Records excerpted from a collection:
● ● ● ●
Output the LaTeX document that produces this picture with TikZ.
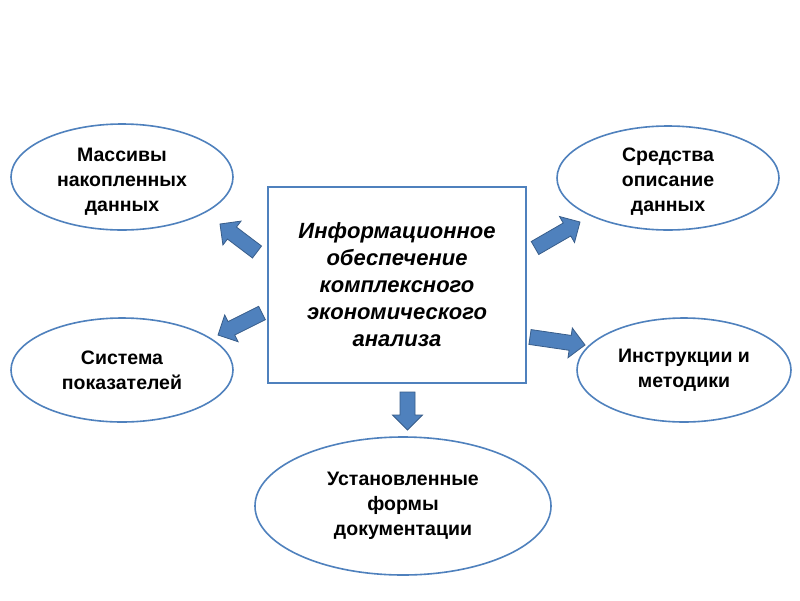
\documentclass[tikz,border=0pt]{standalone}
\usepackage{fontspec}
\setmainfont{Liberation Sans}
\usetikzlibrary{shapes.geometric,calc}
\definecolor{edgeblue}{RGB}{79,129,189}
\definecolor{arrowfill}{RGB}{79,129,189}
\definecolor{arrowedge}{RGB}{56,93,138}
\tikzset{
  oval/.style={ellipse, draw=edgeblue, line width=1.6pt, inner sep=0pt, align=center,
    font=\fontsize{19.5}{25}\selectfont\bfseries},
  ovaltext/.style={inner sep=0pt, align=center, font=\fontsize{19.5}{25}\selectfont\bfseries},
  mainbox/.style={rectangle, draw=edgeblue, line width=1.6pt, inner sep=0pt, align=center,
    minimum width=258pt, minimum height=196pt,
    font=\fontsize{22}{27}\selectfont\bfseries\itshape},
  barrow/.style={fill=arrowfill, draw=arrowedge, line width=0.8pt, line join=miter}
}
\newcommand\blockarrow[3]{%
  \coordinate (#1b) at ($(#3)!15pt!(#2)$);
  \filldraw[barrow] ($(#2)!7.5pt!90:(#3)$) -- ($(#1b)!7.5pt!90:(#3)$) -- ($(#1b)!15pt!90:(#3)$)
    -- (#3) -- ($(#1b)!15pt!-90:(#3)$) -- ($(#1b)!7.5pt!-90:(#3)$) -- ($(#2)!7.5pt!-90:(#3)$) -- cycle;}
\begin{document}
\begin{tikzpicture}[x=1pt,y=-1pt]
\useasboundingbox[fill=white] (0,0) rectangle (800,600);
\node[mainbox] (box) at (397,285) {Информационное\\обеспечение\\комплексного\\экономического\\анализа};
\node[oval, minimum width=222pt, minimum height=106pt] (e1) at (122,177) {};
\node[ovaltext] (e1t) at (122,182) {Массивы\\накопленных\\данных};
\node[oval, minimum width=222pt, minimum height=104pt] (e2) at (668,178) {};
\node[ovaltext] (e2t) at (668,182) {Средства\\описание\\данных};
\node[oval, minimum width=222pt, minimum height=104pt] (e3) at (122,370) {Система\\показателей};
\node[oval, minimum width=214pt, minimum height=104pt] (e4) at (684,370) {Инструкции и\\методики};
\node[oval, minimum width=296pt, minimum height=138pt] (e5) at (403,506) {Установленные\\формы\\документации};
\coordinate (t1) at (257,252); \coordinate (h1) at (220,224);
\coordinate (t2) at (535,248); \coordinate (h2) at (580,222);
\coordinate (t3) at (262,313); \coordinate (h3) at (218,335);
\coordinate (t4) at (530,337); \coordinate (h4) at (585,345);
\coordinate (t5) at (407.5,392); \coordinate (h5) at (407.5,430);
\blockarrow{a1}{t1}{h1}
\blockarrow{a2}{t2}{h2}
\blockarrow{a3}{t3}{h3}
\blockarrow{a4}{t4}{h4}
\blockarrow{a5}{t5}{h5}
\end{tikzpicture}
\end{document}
● ● ● ●
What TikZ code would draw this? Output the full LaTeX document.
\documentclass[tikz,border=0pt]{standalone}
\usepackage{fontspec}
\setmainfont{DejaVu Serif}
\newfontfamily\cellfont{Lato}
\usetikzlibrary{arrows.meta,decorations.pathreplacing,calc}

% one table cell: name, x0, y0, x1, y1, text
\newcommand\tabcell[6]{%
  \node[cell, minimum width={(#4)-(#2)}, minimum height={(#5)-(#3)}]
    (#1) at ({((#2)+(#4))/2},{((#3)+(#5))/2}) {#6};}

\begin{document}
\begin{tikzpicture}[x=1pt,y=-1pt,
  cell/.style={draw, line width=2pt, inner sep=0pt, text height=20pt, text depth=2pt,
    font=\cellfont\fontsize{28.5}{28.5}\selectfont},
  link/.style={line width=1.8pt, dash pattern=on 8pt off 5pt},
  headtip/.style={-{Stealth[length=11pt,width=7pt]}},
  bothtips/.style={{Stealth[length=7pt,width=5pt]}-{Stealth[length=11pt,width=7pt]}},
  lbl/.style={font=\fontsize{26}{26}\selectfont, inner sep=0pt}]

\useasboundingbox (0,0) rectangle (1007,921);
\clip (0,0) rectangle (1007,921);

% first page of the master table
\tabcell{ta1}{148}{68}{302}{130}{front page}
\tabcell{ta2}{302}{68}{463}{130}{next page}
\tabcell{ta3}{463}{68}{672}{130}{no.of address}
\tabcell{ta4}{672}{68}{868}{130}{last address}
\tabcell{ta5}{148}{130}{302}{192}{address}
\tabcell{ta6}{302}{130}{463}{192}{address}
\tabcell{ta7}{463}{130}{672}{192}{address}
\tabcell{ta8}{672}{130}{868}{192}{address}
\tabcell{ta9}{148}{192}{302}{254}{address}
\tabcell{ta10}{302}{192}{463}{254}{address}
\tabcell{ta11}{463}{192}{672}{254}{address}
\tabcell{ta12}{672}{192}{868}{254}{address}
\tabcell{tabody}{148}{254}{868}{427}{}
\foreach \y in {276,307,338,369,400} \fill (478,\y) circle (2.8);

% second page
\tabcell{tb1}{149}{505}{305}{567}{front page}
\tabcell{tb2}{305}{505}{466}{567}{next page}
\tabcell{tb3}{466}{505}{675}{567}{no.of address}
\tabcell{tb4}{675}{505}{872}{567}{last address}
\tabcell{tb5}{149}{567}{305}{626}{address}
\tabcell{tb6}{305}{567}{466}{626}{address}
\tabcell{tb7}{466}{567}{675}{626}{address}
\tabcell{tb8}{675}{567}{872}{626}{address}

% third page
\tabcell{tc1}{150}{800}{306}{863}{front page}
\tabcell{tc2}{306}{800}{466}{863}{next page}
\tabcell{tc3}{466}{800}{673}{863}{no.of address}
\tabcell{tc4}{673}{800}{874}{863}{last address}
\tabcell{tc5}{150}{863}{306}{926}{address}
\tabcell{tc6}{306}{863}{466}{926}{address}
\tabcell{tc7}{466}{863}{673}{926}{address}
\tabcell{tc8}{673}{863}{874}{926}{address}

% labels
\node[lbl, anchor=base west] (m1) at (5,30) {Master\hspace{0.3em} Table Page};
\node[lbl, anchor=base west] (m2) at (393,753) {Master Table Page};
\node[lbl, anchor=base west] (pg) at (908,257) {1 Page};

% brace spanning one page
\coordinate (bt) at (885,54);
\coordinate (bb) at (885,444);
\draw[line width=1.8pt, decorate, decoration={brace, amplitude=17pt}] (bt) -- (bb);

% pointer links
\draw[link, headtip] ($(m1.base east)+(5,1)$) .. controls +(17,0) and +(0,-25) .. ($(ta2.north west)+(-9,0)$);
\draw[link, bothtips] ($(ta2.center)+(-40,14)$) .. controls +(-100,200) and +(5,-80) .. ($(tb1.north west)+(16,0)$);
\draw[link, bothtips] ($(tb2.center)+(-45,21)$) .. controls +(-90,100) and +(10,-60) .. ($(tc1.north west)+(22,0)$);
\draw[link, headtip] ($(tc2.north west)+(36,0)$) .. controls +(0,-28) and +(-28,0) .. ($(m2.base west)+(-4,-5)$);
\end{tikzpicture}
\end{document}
● ● ● ●
- **Task details**:
Gather and copy every line of the data in which the string "this" is found.

- **Full output**:
Output the LaTeX document that produces this picture with TikZ.
What TikZ code would draw this? Output the full LaTeX document.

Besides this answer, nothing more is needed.